START Recorded data
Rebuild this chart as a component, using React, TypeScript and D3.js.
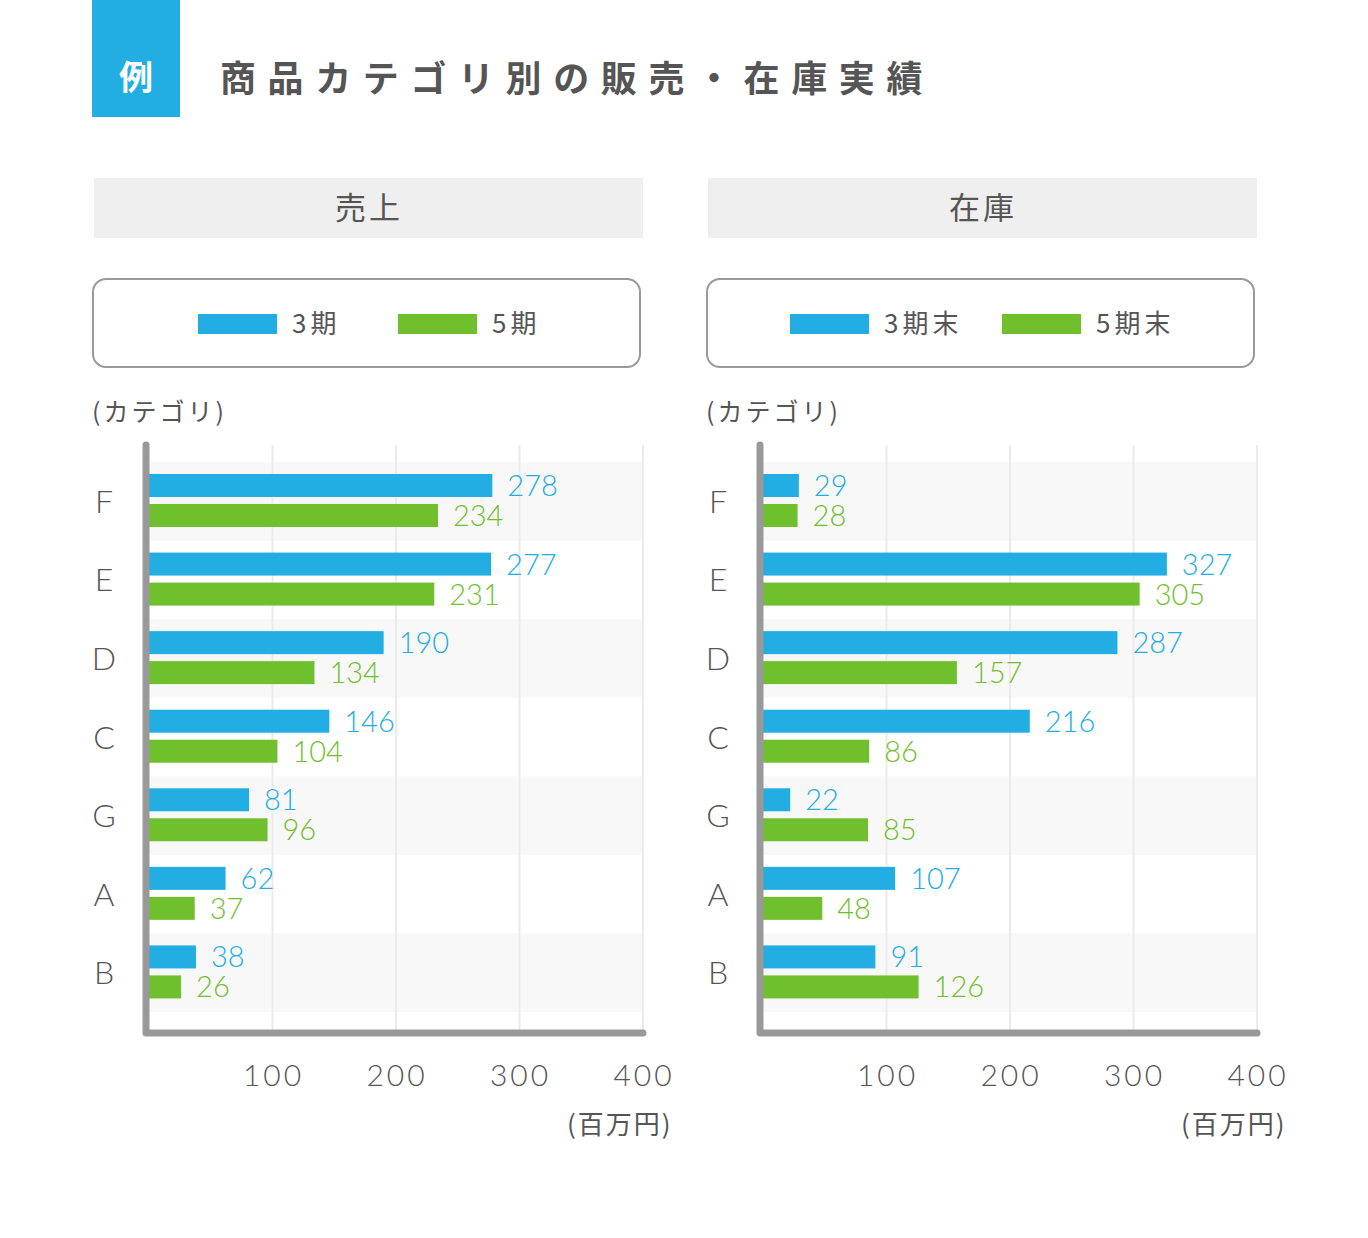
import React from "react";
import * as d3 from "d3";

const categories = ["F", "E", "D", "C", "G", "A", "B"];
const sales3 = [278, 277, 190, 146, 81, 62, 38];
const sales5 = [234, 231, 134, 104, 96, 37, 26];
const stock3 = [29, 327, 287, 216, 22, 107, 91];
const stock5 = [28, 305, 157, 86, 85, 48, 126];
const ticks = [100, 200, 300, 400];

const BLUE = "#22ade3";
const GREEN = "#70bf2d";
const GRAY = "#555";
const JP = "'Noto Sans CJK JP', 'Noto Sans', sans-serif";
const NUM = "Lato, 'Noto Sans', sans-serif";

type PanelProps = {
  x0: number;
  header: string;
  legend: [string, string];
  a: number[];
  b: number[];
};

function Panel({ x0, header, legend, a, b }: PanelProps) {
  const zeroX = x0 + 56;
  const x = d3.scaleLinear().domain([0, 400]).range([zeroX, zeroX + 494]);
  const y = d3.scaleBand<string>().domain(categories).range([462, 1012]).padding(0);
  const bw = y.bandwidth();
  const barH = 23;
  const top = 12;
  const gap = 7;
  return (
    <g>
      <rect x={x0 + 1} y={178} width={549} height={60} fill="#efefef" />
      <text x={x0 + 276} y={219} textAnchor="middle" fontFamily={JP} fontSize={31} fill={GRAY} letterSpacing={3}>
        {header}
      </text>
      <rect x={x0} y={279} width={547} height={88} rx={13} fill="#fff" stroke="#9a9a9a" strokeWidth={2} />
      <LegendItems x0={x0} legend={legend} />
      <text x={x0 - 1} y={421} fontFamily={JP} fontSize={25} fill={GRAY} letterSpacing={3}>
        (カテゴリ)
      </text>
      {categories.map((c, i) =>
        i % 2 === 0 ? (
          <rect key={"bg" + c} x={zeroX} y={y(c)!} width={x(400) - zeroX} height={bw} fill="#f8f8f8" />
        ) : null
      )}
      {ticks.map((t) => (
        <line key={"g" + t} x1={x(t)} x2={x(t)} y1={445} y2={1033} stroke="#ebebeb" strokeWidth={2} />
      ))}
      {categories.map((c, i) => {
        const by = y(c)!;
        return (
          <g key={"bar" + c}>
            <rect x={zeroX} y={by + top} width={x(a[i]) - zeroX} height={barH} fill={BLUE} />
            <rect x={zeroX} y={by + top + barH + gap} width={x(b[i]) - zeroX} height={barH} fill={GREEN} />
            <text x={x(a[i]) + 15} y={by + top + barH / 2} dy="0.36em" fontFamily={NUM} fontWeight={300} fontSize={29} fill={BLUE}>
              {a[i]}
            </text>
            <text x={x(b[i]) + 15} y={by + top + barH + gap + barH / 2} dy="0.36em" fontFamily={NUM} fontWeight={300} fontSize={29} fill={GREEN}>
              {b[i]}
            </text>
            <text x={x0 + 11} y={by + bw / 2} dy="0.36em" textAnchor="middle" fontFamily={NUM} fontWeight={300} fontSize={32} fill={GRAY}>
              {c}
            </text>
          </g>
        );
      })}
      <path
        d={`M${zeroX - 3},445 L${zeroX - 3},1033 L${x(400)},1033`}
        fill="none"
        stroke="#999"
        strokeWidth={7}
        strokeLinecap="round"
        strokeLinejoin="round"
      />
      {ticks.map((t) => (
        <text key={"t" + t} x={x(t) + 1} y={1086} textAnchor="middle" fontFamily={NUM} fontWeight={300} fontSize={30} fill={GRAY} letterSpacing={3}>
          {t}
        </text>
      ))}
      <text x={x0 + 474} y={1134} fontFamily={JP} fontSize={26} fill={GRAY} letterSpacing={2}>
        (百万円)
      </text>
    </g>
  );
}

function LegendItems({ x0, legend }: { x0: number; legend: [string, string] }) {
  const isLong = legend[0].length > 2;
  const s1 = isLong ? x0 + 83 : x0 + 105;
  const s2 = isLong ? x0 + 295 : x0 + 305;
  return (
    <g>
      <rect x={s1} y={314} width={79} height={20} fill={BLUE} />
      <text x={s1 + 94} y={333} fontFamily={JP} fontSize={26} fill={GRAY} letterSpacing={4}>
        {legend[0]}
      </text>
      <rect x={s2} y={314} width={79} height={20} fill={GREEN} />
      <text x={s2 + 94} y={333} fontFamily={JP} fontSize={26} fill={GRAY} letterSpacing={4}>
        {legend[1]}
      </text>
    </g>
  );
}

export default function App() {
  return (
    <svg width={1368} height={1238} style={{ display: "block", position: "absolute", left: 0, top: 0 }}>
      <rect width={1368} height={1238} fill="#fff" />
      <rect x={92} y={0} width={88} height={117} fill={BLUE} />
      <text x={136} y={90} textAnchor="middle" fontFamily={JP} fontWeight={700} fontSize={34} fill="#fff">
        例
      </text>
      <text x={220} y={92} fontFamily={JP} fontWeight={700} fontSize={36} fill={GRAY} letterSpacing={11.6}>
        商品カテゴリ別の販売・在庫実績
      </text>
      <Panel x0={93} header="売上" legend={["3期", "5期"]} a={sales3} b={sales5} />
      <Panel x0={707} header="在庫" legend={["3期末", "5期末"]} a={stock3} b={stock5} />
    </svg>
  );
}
END Recorded data
Requirements:
Return the listing above in full and without alteration, excluding its pictures.

Result of the exercise:
Rebuild this chart as a component, using React, TypeScript and D3.js.
import React from "react";
import * as d3 from "d3";

const categories = ["F", "E", "D", "C", "G", "A", "B"];
const sales3 = [278, 277, 190, 146, 81, 62, 38];
const sales5 = [234, 231, 134, 104, 96, 37, 26];
const stock3 = [29, 327, 287, 216, 22, 107, 91];
const stock5 = [28, 305, 157, 86, 85, 48, 126];
const ticks = [100, 200, 300, 400];

const BLUE = "#22ade3";
const GREEN = "#70bf2d";
const GRAY = "#555";
const JP = "'Noto Sans CJK JP', 'Noto Sans', sans-serif";
const NUM = "Lato, 'Noto Sans', sans-serif";

type PanelProps = {
  x0: number;
  header: string;
  legend: [string, string];
  a: number[];
  b: number[];
};

function Panel({ x0, header, legend, a, b }: PanelProps) {
  const zeroX = x0 + 56;
  const x = d3.scaleLinear().domain([0, 400]).range([zeroX, zeroX + 494]);
  const y = d3.scaleBand<string>().domain(categories).range([462, 1012]).padding(0);
  const bw = y.bandwidth();
  const barH = 23;
  const top = 12;
  const gap = 7;
  return (
    <g>
      <rect x={x0 + 1} y={178} width={549} height={60} fill="#efefef" />
      <text x={x0 + 276} y={219} textAnchor="middle" fontFamily={JP} fontSize={31} fill={GRAY} letterSpacing={3}>
        {header}
      </text>
      <rect x={x0} y={279} width={547} height={88} rx={13} fill="#fff" stroke="#9a9a9a" strokeWidth={2} />
      <LegendItems x0={x0} legend={legend} />
      <text x={x0 - 1} y={421} fontFamily={JP} fontSize={25} fill={GRAY} letterSpacing={3}>
        (カテゴリ)
      </text>
      {categories.map((c, i) =>
        i % 2 === 0 ? (
          <rect key={"bg" + c} x={zeroX} y={y(c)!} width={x(400) - zeroX} height={bw} fill="#f8f8f8" />
        ) : null
      )}
      {ticks.map((t) => (
        <line key={"g" + t} x1={x(t)} x2={x(t)} y1={445} y2={1033} stroke="#ebebeb" strokeWidth={2} />
      ))}
      {categories.map((c, i) => {
        const by = y(c)!;
        return (
          <g key={"bar" + c}>
            <rect x={zeroX} y={by + top} width={x(a[i]) - zeroX} height={barH} fill={BLUE} />
            <rect x={zeroX} y={by + top + barH + gap} width={x(b[i]) - zeroX} height={barH} fill={GREEN} />
            <text x={x(a[i]) + 15} y={by + top + barH / 2} dy="0.36em" fontFamily={NUM} fontWeight={300} fontSize={29} fill={BLUE}>
              {a[i]}
            </text>
            <text x={x(b[i]) + 15} y={by + top + barH + gap + barH / 2} dy="0.36em" fontFamily={NUM} fontWeight={300} fontSize={29} fill={GREEN}>
              {b[i]}
            </text>
            <text x={x0 + 11} y={by + bw / 2} dy="0.36em" textAnchor="middle" fontFamily={NUM} fontWeight={300} fontSize={32} fill={GRAY}>
              {c}
            </text>
          </g>
        );
      })}
      <path
        d={`M${zeroX - 3},445 L${zeroX - 3},1033 L${x(400)},1033`}
        fill="none"
        stroke="#999"
        strokeWidth={7}
        strokeLinecap="round"
        strokeLinejoin="round"
      />
      {ticks.map((t) => (
        <text key={"t" + t} x={x(t) + 1} y={1086} textAnchor="middle" fontFamily={NUM} fontWeight={300} fontSize={30} fill={GRAY} letterSpacing={3}>
          {t}
        </text>
      ))}
      <text x={x0 + 474} y={1134} fontFamily={JP} fontSize={26} fill={GRAY} letterSpacing={2}>
        (百万円)
      </text>
    </g>
  );
}

function LegendItems({ x0, legend }: { x0: number; legend: [string, string] }) {
  const isLong = legend[0].length > 2;
  const s1 = isLong ? x0 + 83 : x0 + 105;
  const s2 = isLong ? x0 + 295 : x0 + 305;
  return (
    <g>
      <rect x={s1} y={314} width={79} height={20} fill={BLUE} />
      <text x={s1 + 94} y={333} fontFamily={JP} fontSize={26} fill={GRAY} letterSpacing={4}>
        {legend[0]}
      </text>
      <rect x={s2} y={314} width={79} height={20} fill={GREEN} />
      <text x={s2 + 94} y={333} fontFamily={JP} fontSize={26} fill={GRAY} letterSpacing={4}>
        {legend[1]}
      </text>
    </g>
  );
}

export default function App() {
  return (
    <svg width={1368} height={1238} style={{ display: "block", position: "absolute", left: 0, top: 0 }}>
      <rect width={1368} height={1238} fill="#fff" />
      <rect x={92} y={0} width={88} height={117} fill={BLUE} />
      <text x={136} y={90} textAnchor="middle" fontFamily={JP} fontWeight={700} fontSize={34} fill="#fff">
        例
      </text>
      <text x={220} y={92} fontFamily={JP} fontWeight={700} fontSize={36} fill={GRAY} letterSpacing={11.6}>
        商品カテゴリ別の販売・在庫実績
      </text>
      <Panel x0={93} header="売上" legend={["3期", "5期"]} a={sales3} b={sales5} />
      <Panel x0={707} header="在庫" legend={["3期末", "5期末"]} a={stock3} b={stock5} />
    </svg>
  );
}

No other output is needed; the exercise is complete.